Und dessen Geschäftsleitung weiß genau, wie sie Klein und auch Groß verführen kann. „Wie die Spielzeuge dort präsentiert werden, macht sie für die Kinder attraktiv“, erklärt die Kieler Diplom-Psychologin Svenja Lüthge. Sie fährt selbst jedes Jahr zum Weihnachtsshopping nach London und kennt die Taktik: „Was sich bewegt, ist natürlich interessanter als das, was im Regal steht.“

Wenn auch von der rechten Seite Seifenblasen aus einer Plastikpistole in den Gang fliegen und links die kleinste Drohne der Welt ihre Runden dreht: Es gibt noch entspannte Kunden. Zwei Frauen um die 20 schlendern vorbei an einer Bahn für ferngesteuerte Autos. „Absolut schwierig, sich bei der Auswahl zu entscheiden“, sagt die eine. Und die andere findet: „Das ist ja hier so groß wie ein ganzes Dorf!“

Selbst wenn die Verlockung noch so riesig ist: „Man sollte Kindern keine Massen schenken“, rät Psychologin Lüthge. Die Kielerin hält drei Geschenke für Kleinkinder für angemessen. Bei den Größeren würden die Wünsche mit der Zeit sowieso teurer - womit sich die Frage nach der Menge erübrigt. Lüthge: „Man sollte sich auch in der Familie absprechen, damit nicht zehn Playmobil-Pakete unter dem Weihnachtsbaum liegen.“ Fast die Hälfte ihres Umsatzes macht die Spielzeugbranche weltweit kurz vor Weihnachten. Weltweit ist Elektronik im Kinderzimmer schwer auf dem Vormarsch.

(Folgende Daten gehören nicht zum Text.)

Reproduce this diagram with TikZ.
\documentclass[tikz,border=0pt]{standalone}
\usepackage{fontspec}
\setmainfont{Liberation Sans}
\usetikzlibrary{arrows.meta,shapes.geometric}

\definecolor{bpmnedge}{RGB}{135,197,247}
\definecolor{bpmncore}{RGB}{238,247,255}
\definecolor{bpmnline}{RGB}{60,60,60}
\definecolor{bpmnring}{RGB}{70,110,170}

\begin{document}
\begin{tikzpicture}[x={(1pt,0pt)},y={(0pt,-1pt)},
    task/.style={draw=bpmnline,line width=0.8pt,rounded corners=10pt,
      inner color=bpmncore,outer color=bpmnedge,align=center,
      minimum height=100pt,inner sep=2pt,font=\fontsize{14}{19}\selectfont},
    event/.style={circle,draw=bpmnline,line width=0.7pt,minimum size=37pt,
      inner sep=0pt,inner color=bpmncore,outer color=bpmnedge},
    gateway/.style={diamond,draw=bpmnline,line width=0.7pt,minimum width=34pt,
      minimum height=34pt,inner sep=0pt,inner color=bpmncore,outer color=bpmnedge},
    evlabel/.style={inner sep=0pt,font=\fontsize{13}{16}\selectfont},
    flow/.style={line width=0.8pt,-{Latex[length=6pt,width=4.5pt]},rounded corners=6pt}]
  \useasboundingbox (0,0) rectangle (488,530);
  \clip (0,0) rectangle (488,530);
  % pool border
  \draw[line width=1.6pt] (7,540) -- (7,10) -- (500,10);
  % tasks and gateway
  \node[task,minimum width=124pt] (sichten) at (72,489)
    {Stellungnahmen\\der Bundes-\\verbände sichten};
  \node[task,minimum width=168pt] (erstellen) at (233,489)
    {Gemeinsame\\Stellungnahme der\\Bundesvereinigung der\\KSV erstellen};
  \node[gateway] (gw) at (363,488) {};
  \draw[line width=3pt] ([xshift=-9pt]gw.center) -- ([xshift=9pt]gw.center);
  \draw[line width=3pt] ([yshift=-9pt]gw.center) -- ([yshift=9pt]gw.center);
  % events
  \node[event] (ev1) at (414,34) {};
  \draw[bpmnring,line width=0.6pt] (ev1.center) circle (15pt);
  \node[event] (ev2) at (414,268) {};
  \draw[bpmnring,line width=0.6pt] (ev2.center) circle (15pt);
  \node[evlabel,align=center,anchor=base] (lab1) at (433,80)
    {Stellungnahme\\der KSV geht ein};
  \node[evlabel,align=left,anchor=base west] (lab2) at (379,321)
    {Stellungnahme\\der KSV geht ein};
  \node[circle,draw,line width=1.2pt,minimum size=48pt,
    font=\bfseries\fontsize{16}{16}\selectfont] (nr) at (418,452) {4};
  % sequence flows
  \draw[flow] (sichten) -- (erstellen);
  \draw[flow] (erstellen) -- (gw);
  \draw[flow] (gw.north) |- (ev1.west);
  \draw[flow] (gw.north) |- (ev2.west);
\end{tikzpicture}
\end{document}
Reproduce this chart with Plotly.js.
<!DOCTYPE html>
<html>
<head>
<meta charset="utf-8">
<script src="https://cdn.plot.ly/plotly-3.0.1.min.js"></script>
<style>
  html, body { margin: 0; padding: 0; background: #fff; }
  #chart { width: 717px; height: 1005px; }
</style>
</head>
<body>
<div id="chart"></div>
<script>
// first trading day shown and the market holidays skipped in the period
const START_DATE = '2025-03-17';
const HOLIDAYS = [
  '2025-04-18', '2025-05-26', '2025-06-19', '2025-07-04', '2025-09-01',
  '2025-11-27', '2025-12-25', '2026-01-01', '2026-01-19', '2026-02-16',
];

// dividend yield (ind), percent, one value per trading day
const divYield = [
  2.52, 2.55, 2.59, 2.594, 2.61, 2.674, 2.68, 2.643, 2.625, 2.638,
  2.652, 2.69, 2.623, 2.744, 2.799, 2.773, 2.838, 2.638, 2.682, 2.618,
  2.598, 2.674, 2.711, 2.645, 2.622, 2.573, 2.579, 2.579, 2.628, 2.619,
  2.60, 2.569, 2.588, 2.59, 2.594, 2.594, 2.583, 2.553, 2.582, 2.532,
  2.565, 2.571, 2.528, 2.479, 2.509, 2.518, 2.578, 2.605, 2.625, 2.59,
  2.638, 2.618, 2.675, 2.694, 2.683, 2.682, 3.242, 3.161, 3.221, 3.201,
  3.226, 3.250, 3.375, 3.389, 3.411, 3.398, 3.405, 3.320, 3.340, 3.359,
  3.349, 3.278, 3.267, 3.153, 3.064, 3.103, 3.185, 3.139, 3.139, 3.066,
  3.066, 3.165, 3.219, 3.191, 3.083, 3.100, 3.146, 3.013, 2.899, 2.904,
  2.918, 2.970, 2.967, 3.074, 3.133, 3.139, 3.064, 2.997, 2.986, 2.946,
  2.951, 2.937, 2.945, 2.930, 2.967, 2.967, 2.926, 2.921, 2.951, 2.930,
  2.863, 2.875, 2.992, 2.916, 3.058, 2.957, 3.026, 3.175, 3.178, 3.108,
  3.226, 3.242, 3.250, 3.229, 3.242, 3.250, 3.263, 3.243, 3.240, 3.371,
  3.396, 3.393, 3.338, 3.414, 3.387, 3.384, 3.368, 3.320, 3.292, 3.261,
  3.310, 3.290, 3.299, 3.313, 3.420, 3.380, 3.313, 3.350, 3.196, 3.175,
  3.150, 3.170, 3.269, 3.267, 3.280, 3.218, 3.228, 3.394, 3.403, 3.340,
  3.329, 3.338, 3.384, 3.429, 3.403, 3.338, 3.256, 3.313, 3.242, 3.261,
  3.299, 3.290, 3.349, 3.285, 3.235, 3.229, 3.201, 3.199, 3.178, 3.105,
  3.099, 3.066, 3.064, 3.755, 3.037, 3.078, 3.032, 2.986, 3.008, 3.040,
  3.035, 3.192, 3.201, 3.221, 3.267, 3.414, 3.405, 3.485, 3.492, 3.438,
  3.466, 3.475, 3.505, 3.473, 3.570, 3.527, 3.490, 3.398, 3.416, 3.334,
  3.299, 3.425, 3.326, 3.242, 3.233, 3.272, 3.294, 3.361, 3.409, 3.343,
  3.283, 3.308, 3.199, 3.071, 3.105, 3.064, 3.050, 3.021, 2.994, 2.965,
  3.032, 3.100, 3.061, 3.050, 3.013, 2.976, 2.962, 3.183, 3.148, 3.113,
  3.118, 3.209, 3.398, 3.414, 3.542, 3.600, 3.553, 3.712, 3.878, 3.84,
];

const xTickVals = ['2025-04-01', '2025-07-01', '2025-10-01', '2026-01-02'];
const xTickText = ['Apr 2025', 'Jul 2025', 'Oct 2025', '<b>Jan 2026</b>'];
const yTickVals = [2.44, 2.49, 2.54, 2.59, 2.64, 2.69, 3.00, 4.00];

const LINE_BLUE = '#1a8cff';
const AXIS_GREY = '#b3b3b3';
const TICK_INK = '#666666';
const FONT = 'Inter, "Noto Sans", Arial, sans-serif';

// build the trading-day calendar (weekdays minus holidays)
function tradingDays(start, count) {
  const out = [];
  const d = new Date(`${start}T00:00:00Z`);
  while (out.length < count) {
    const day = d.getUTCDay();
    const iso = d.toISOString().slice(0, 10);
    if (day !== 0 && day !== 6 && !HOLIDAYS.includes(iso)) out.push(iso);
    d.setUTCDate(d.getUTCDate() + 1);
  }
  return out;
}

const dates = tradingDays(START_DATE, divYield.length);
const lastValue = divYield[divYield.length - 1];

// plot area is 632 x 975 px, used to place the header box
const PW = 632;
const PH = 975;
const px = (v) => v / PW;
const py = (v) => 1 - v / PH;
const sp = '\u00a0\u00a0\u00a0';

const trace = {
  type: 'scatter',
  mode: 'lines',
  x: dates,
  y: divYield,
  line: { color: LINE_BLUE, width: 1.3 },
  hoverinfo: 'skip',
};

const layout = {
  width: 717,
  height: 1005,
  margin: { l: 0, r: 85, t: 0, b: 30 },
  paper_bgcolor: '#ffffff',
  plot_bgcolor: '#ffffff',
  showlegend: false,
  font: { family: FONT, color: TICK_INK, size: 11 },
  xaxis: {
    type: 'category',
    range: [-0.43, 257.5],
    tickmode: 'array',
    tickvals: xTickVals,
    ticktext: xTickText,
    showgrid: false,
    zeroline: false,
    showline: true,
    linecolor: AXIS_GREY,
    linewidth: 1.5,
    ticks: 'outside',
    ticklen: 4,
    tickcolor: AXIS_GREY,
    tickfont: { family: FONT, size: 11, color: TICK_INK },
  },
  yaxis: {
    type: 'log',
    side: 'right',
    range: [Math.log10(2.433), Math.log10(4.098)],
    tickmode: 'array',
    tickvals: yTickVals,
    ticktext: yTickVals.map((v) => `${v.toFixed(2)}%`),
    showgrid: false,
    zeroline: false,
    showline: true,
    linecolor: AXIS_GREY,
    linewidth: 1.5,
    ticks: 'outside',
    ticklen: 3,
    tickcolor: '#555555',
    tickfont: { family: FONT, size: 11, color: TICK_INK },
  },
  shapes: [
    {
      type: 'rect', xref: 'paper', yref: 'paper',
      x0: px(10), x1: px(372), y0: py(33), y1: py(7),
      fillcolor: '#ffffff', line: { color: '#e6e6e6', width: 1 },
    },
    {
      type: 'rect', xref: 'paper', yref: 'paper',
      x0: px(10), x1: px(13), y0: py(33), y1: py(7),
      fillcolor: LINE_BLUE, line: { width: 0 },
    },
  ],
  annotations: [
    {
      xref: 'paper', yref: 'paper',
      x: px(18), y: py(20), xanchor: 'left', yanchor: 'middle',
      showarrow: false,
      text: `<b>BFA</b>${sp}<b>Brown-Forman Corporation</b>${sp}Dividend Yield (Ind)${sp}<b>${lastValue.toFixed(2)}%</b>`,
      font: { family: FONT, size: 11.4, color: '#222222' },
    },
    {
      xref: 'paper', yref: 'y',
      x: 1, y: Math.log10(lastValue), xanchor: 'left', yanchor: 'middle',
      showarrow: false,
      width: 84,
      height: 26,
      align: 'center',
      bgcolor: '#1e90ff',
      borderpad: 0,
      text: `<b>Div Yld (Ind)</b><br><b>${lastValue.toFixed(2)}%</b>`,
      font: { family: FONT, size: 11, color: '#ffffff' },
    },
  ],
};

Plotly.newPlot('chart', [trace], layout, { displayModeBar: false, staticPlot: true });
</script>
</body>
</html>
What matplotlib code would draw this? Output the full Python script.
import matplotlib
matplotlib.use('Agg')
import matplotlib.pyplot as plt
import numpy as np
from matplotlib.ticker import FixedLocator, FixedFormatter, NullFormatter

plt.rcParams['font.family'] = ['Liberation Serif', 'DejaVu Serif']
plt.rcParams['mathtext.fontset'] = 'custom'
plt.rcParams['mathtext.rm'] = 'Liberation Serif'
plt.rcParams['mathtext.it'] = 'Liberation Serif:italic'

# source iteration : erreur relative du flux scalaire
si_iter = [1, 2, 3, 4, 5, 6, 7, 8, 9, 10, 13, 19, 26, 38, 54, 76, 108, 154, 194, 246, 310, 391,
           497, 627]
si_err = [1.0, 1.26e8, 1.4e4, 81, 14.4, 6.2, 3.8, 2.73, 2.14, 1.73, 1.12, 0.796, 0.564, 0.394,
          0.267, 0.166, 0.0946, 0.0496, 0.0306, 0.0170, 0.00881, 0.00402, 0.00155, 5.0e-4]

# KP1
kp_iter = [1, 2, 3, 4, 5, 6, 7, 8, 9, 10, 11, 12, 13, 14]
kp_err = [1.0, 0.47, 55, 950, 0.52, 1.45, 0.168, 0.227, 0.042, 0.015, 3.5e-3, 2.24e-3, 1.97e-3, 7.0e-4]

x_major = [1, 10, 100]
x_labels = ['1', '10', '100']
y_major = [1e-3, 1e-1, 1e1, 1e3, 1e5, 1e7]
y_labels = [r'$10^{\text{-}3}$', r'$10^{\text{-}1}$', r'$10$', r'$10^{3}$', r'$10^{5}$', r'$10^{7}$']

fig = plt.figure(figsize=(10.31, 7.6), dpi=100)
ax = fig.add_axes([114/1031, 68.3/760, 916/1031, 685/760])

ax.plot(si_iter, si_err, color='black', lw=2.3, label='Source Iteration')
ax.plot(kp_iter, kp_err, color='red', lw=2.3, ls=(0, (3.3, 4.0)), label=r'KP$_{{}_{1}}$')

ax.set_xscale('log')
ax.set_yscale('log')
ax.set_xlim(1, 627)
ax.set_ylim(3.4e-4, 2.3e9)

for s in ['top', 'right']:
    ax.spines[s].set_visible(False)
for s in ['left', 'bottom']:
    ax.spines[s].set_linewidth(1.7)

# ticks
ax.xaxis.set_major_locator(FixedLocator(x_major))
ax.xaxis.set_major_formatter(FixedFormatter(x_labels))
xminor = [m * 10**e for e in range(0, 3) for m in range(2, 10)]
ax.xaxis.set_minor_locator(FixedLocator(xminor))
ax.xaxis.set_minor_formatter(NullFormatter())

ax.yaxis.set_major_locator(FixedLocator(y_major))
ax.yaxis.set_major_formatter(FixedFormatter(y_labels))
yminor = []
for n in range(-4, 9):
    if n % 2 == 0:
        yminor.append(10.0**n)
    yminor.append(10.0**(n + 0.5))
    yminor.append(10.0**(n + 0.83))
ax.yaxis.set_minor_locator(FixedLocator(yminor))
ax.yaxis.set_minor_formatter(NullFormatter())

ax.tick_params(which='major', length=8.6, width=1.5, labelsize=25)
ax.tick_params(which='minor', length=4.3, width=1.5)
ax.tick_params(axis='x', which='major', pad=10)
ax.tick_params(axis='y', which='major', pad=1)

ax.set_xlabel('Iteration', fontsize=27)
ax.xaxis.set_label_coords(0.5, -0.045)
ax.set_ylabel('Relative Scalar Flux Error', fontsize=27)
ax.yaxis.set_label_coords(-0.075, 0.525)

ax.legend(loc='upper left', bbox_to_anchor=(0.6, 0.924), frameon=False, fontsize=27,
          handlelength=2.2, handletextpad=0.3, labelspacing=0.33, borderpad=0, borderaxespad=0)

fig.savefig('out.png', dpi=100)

Ob das eine gute Entwicklung ist? Ein Vater im Hamleys-Laden macht es sich und seinem Söhnchen vergleichsweise einfach: „Der Weihnachtsmann bringt dir, was immer du willst“, flüstert er dem Buben ins Ohr. Michael Jackson ging es ähnlich. 1996 wurde der komplette Laden für 90 Minuten gesperrt, damit sich der King of Pop bei Hamleys in Ruhe umsehen konnte.